Post-pandemic educated guesses
Already, bankers are asking each other what savings and spending trends will look like as soon as this summer, when enough people are vaccinated and virus case numbers could be low enough for some semblance of normalcy.
No one knows the answer.
Some consumers are worried about a double-dip recession. Others are itching to find something to spend on, McEvoy said.
“You’re always going to have that across your customer base, a spectrum from risk tolerance to conservatism,” he said.
The U.S. Federal Reserve forecast in December a 4.2% jump in gross domestic product, up from 4.0% when it made its previous prediction last September, and the American Bankers Association is predicting 4%. The Conference Board, a New York consortium of dozens of mostly current and former major-corporation CEOs, gave itself a wide range: anywhere from 0.8% growth to 6.4%, depending on how effectively the pandemic is brought under control.
Michelle Meyer, a managing director and head of U.S. economics for Bank of America Global Research, said in a Worcester Business Journal economic forecast event Feb. 11 so much money is being saved – $1.6 trillion above pre-pandemic levels nationally – a post-pandemic spending spree is likely.

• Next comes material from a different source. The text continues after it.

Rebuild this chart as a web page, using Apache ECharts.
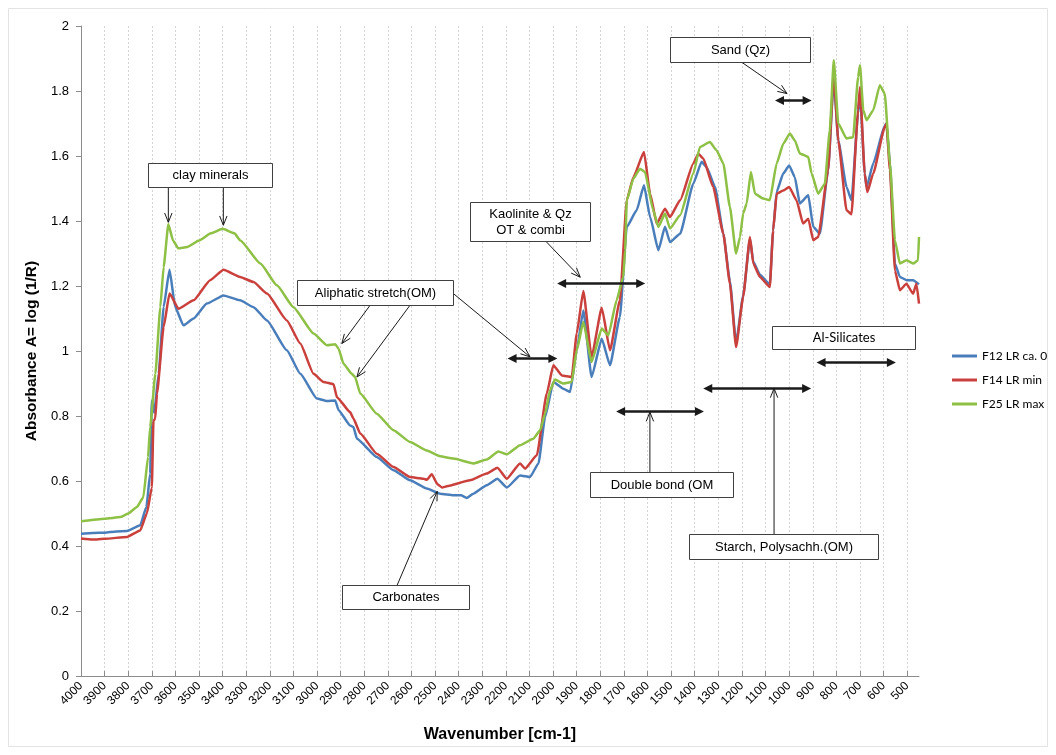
<!DOCTYPE html>
<html>
<head>
<meta charset="utf-8">
<title>FTIR absorbance spectra</title>
<script src="https://cdn.jsdelivr.net/npm/echarts@6/dist/echarts.min.js"></script>
<style>
  html, body { margin: 0; padding: 0; background: #ffffff; }
  #chart { width: 1056px; height: 755px; }
</style>
</head>
<body>
<div id="chart"></div>
<script>
// Wavenumber ticks [cm-1]
const wavenumberTicks = [4000, 3900, 3800, 3700, 3600, 3500, 3400, 3300, 3200, 3100, 3000,
  2900, 2800, 2700, 2600, 2500, 2400, 2300, 2200, 2100, 2000, 1900, 1800, 1700, 1600,
  1500, 1400, 1300, 1200, 1100, 1000, 900, 800, 700, 600, 500];

const seriesNames = ['F12 LR ca. 0', 'F14 LR min', 'F25 LR max'];

// [wavenumber, absorbance A = log(1/R)]
const f12Spectrum = [
  [4000, 0.438], [3950, 0.44], [3900, 0.441], [3850, 0.445], [3805, 0.446], [3749, 0.464],
  [3723, 0.52], [3707, 0.623], [3700, 0.848], [3690, 0.81], [3671, 0.93], [3650, 1.135],
  [3625, 1.25], [3601, 1.135], [3566, 1.079], [3523, 1.10], [3467, 1.146], [3396, 1.171],
  [3326, 1.156], [3269, 1.135], [3212, 1.094], [3128, 1.002], [3071, 0.93], [3001, 0.854],
  [2958, 0.846], [2923, 0.848], [2909, 0.818], [2860, 0.771], [2846, 0.766], [2831, 0.73],
  [2747, 0.674], [2676, 0.633], [2606, 0.602], [2535, 0.577], [2479, 0.561], [2422, 0.556],
  [2390, 0.556], [2366, 0.548], [2340, 0.56], [2281, 0.587], [2236, 0.607], [2196, 0.58],
  [2140, 0.617], [2098, 0.612], [2062, 0.654], [2034, 0.797], [1999, 0.905], [1957, 0.884],
  [1928, 0.874], [1900, 1.002], [1872, 1.125], [1837, 0.92], [1794, 1.038], [1759, 0.956],
  [1717, 1.105], [1688, 1.382], [1646, 1.433], [1615, 1.51], [1589, 1.412], [1554, 1.31],
  [1526, 1.382], [1505, 1.335], [1462, 1.361], [1406, 1.515], [1371, 1.582], [1350, 1.566],
  [1314, 1.505], [1279, 1.361], [1251, 1.215], [1225, 1.025], [1195, 1.17], [1166, 1.345],
  [1152, 1.275], [1124, 1.235], [1082, 1.205], [1068, 1.37], [1053, 1.49], [1025, 1.546],
  [1000, 1.571], [976, 1.535], [955, 1.454], [919, 1.479], [898, 1.382], [870, 1.361],
  [835, 1.556], [811, 1.835], [792, 1.648], [757, 1.505], [736, 1.464], [708, 1.731],
  [700, 1.792], [680, 1.546], [672, 1.505], [644, 1.577], [595, 1.694], [588, 1.70],
  [573, 1.577], [552, 1.269], [531, 1.228], [503, 1.218], [475, 1.218], [450, 1.205]
];

const f14Spectrum = [
  [4000, 0.423], [3950, 0.42], [3900, 0.422], [3805, 0.428], [3749, 0.448], [3721, 0.50],
  [3700, 0.58], [3693, 0.787], [3686, 0.79], [3678, 0.869], [3650, 1.074], [3625, 1.177],
  [3587, 1.13], [3523, 1.156], [3453, 1.218], [3396, 1.25], [3326, 1.228], [3269, 1.212],
  [3212, 1.177], [3128, 1.094], [3071, 1.023], [3015, 0.93], [2973, 0.905], [2930, 0.898],
  [2916, 0.858], [2860, 0.812], [2846, 0.792], [2817, 0.746], [2747, 0.684], [2676, 0.643],
  [2606, 0.612], [2549, 0.607], [2535, 0.604], [2514, 0.621], [2490, 0.59], [2470, 0.58],
  [2450, 0.584], [2352, 0.602], [2281, 0.623], [2236, 0.641], [2196, 0.607], [2140, 0.654],
  [2119, 0.638], [2069, 0.679], [2027, 0.869], [1999, 0.956], [1963, 0.925], [1921, 0.92],
  [1900, 1.054], [1872, 1.185], [1837, 0.982], [1794, 1.133], [1759, 1.002], [1717, 1.156],
  [1688, 1.464], [1660, 1.535], [1615, 1.612], [1589, 1.484], [1561, 1.392], [1526, 1.438],
  [1505, 1.412], [1462, 1.464], [1406, 1.577], [1385, 1.607], [1364, 1.592], [1322, 1.505],
  [1279, 1.361], [1251, 1.207], [1225, 1.012], [1195, 1.166], [1166, 1.351], [1152, 1.269],
  [1124, 1.228], [1082, 1.197], [1068, 1.371], [1053, 1.484], [1025, 1.494], [1000, 1.505],
  [969, 1.464], [941, 1.392], [919, 1.407], [898, 1.341], [877, 1.351], [835, 1.556],
  [811, 1.853], [792, 1.648], [757, 1.433], [736, 1.421], [708, 1.741], [700, 1.812],
  [680, 1.546], [669, 1.489], [644, 1.546], [595, 1.689], [588, 1.70], [573, 1.556],
  [552, 1.248], [531, 1.187], [503, 1.207], [475, 1.176], [461, 1.207], [450, 1.146]
];

const f25Spectrum = [
  [4000, 0.476], [3900, 0.484], [3833, 0.489], [3800, 0.50], [3763, 0.52], [3736, 0.55],
  [3716, 0.674], [3707, 0.766], [3685, 0.93], [3664, 1.135], [3650, 1.258], [3630, 1.39],
  [3610, 1.34], [3588, 1.316], [3550, 1.32], [3500, 1.34], [3450, 1.362], [3400, 1.376],
  [3350, 1.362], [3325, 1.34], [3240, 1.269], [3170, 1.202], [3100, 1.135], [3015, 1.054],
  [2958, 1.018], [2923, 1.021], [2909, 1.007], [2888, 0.961], [2853, 0.93], [2839, 0.92],
  [2817, 0.869], [2747, 0.807], [2676, 0.756], [2606, 0.72], [2535, 0.694], [2479, 0.676],
  [2422, 0.669], [2338, 0.654], [2281, 0.666], [2232, 0.691], [2196, 0.682], [2140, 0.71],
  [2084, 0.73], [2055, 0.756], [2034, 0.807], [2013, 0.879], [1992, 0.912], [1957, 0.90],
  [1921, 0.905], [1900, 1.002], [1872, 1.089], [1837, 0.966], [1794, 1.069], [1766, 1.048],
  [1731, 1.156], [1703, 1.228], [1695, 1.31], [1688, 1.464], [1660, 1.53], [1632, 1.561],
  [1611, 1.551], [1576, 1.433], [1554, 1.382], [1526, 1.423], [1505, 1.377], [1462, 1.418],
  [1406, 1.546], [1378, 1.628], [1336, 1.643], [1308, 1.618], [1279, 1.577], [1251, 1.443],
  [1225, 1.30], [1208, 1.351], [1195, 1.423], [1180, 1.454], [1162, 1.551], [1145, 1.484],
  [1110, 1.469], [1082, 1.464], [1053, 1.577], [1025, 1.638], [997, 1.669], [976, 1.648],
  [955, 1.608], [919, 1.597], [905, 1.546], [877, 1.484], [849, 1.515], [828, 1.679],
  [811, 1.895], [792, 1.70], [757, 1.654], [729, 1.658], [708, 1.843], [700, 1.879],
  [686, 1.741], [672, 1.71], [644, 1.741], [616, 1.818], [595, 1.792], [573, 1.577],
  [552, 1.341], [531, 1.269], [503, 1.279], [475, 1.269], [454, 1.279], [450, 1.351]
];

const seriesColors = ['#4a7ebb', '#c9403c', '#8dc044'];

// Band assignments: labelled boxes, thin pointers and range arrows (data coordinates)
const noteBoxes = [
  { text: 'clay minerals', at: [3452, 1.543], size: [124, 24] },
  { text: 'Sand (Qz)', at: [1208, 1.927], size: [140, 25] },
  { text: 'Kaolinite & Qz\nOT & combi', at: [2097, 1.40], size: [120, 39] },
  { text: 'Aliphatic stretch(OM)', at: [2754, 1.179], size: [156, 25] },
  { text: 'Double bond (OM', at: [1541, 0.588], size: [143, 25] },
  { text: 'Starch, Polysachh.(OM)', at: [1024, 0.398], size: [189, 25] },
  { text: 'Al-Silicates', at: [771, 1.043], size: [143, 23], font: 'Lato' },
  { text: 'Carbonates', at: [2625, 0.242], size: [127, 24] }
];

const notePointers = [
  [[3630, 1.507], [3630, 1.396]],
  [[3397, 1.507], [3397, 1.387]],
  [[1200, 1.888], [1009, 1.792]],
  [[2034, 1.34], [1885, 1.227]],
  [[2775, 1.141], [2895, 1.023]],
  [[2606, 1.141], [2831, 0.92]],
  [[2423, 1.177], [2098, 0.982]],
  [[1590, 0.627], [1590, 0.812]],
  [[1064, 0.436], [1064, 0.885]],
  [[2661, 0.279], [2491, 0.568]]
];

const noteRanges = [
  { from: 1060, to: 905, level: 1.771 },
  { from: 1983, to: 1610, level: 1.208 },
  { from: 2193, to: 1982, level: 0.98 },
  { from: 1733, to: 1361, level: 0.815 },
  { from: 1364, to: 907, level: 0.885 },
  { from: 884, to: 548, level: 0.966 }
];

const chart = echarts.init(document.getElementById('chart'), null, { renderer: 'canvas' });

const baseFont = '"Liberation Sans", Arial, sans-serif';

const option = {
  backgroundColor: '#ffffff',
  animation: false,
  grid: { left: 81, right: 137, top: 26, bottom: 79, containLabel: false, outerBoundsMode: 'none' },
  legend: {
    orient: 'vertical',
    left: 952,
    top: 348,
    padding: 0,
    itemGap: 8,
    itemWidth: 25,
    itemHeight: 3,
    icon: 'rect',
    data: seriesNames,
    textStyle: { fontFamily: 'Lato, sans-serif', fontSize: 12, color: '#000', lineHeight: 16, padding: [0, 0, 0, 0] }
  },
  xAxis: {
    type: 'value',
    inverse: true,
    min: 450,
    max: 4000,
    name: 'Wavenumber [cm-1]',
    nameLocation: 'middle',
    nameGap: 51,
    nameTextStyle: { fontFamily: baseFont, fontSize: 16, fontWeight: 'bold', color: '#000' },
    axisLine: { show: true, onZero: false, lineStyle: { color: '#8c8c8c', width: 1 } },
    axisTick: { show: true, inside: true, length: 5, lineStyle: { color: '#8c8c8c' }, customValues: wavenumberTicks },
    axisLabel: {
      customValues: wavenumberTicks,
      formatter: v => String(v),
      rotate: 45,
      margin: 8,
      fontFamily: baseFont,
      fontSize: 12,
      color: '#000'
    },
    splitLine: { show: true, lineStyle: { color: '#d4d4d4', width: 1, type: [2, 2] } }
  },
  yAxis: {
    type: 'value',
    min: 0,
    max: 2,
    interval: 0.2,
    name: 'Absorbance A= log (1/R)',
    nameLocation: 'middle',
    nameGap: 36,
    nameTextStyle: { fontFamily: baseFont, fontSize: 15.5, fontWeight: 'bold', color: '#000' },
    axisLine: { show: true, lineStyle: { color: '#8c8c8c', width: 1 } },
    axisTick: { show: true, length: 5, lineStyle: { color: '#8c8c8c' } },
    axisLabel: { margin: 12, fontFamily: baseFont, fontSize: 13, color: '#000' },
    splitLine: { show: false }
  },
  series: [f12Spectrum, f14Spectrum, f25Spectrum].map((data, i) => ({
    name: seriesNames[i],
    type: 'line',
    data: data,
    showSymbol: false,
    smooth: 0.15,
    smoothMonotone: 'x',
    color: seriesColors[i],
    lineStyle: { width: 2.5, color: seriesColors[i] }
  }))
};

chart.setOption(option);

// Annotation overlay, placed from data coordinates through the chart's own axes
function toPx(p) {
  return chart.convertToPixel({ seriesIndex: 0 }, p);
}

function buildNotes() {
  const els = [];
  const ink = '#1a1a1a';

  // outer chart frame
  els.push({
    type: 'rect', silent: true, z: 0,
    shape: { x: 8.5, y: 8.5, width: 1039, height: 738 },
    style: { fill: null, stroke: '#e3e3e3', lineWidth: 1 }
  });

  // range arrows: thick shaft with filled heads at both ends
  noteRanges.forEach(r => {
    const a = toPx([r.from, r.level]);
    const b = toPx([r.to, r.level]);
    const y = Math.round(a[1]) + 0.5;
    const x1 = Math.min(a[0], b[0]), x2 = Math.max(a[0], b[0]);
    const head = 9, half = 4.5;
    els.push({ type: 'line', z: 20, shape: { x1: x1 + head - 1, y1: y, x2: x2 - head + 1, y2: y }, style: { stroke: ink, lineWidth: 2.5 } });
    els.push({ type: 'polygon', z: 20, shape: { points: [[x1, y], [x1 + head, y - half], [x1 + head, y + half]] }, style: { fill: ink } });
    els.push({ type: 'polygon', z: 20, shape: { points: [[x2, y], [x2 - head, y - half], [x2 - head, y + half]] }, style: { fill: ink } });
  });

  // thin pointers with open arrow heads
  notePointers.forEach(pair => {
    const s = toPx(pair[0]);
    const e = toPx(pair[1]);
    const ang = Math.atan2(e[1] - s[1], e[0] - s[0]);
    const len = 10, spread = 0.38;
    const h1 = [e[0] - len * Math.cos(ang - spread), e[1] - len * Math.sin(ang - spread)];
    const h2 = [e[0] - len * Math.cos(ang + spread), e[1] - len * Math.sin(ang + spread)];
    els.push({ type: 'line', z: 20, shape: { x1: s[0], y1: s[1], x2: e[0], y2: e[1] }, style: { stroke: ink, lineWidth: 1 } });
    els.push({ type: 'polyline', z: 20, shape: { points: [h1, e, h2] }, style: { stroke: ink, lineWidth: 1, fill: null } });
  });

  // labelled boxes
  noteBoxes.forEach(b => {
    const c = toPx(b.at);
    const w = b.size[0], h = b.size[1];
    const x = Math.round(c[0] - w / 2) + 0.5, y = Math.round(c[1] - h / 2) + 0.5;
    els.push({
      type: 'rect', z: 30,
      shape: { x: x, y: y, width: w, height: h },
      style: { fill: '#ffffff', stroke: '#404040', lineWidth: 1 }
    });
    els.push({
      type: 'text', z: 31,
      style: {
        text: b.text,
        x: x + w / 2, y: y + h / 2,
        align: 'center', verticalAlign: 'middle',
        fontFamily: b.font ? b.font + ', sans-serif' : baseFont,
        fontSize: 13, lineHeight: 16,
        fill: '#000'
      }
    });
  });

  return els;
}

chart.setOption({ graphic: { elements: buildNotes() } });
</script>
</body>
</html>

“It’s remarkable how much cash is out there,” Meyer said.
Brian Stewart, the CFO of Middlesex Savings Bank, is less confident. Deposits at the Natick-based bank have risen at the sharpest rate he’s seen in his 25 years there, he said, and people are likely to hold onto the savings they’ve built up may not be likely to evaporate once the pandemic does.
“That becomes the big question,” Stewart said. “Is this a temporary thing, and it’s all going to go flying out the door? I’m not sure it is.”
Despite that uncertainty, there’s already some consideration given to whether the pandemic recession will lead to longer-term changes in consumer habits, such as higher savings rates, or even people looking to seize the day and spend more lavishly.
“It could certainly go either way,” Murphy said.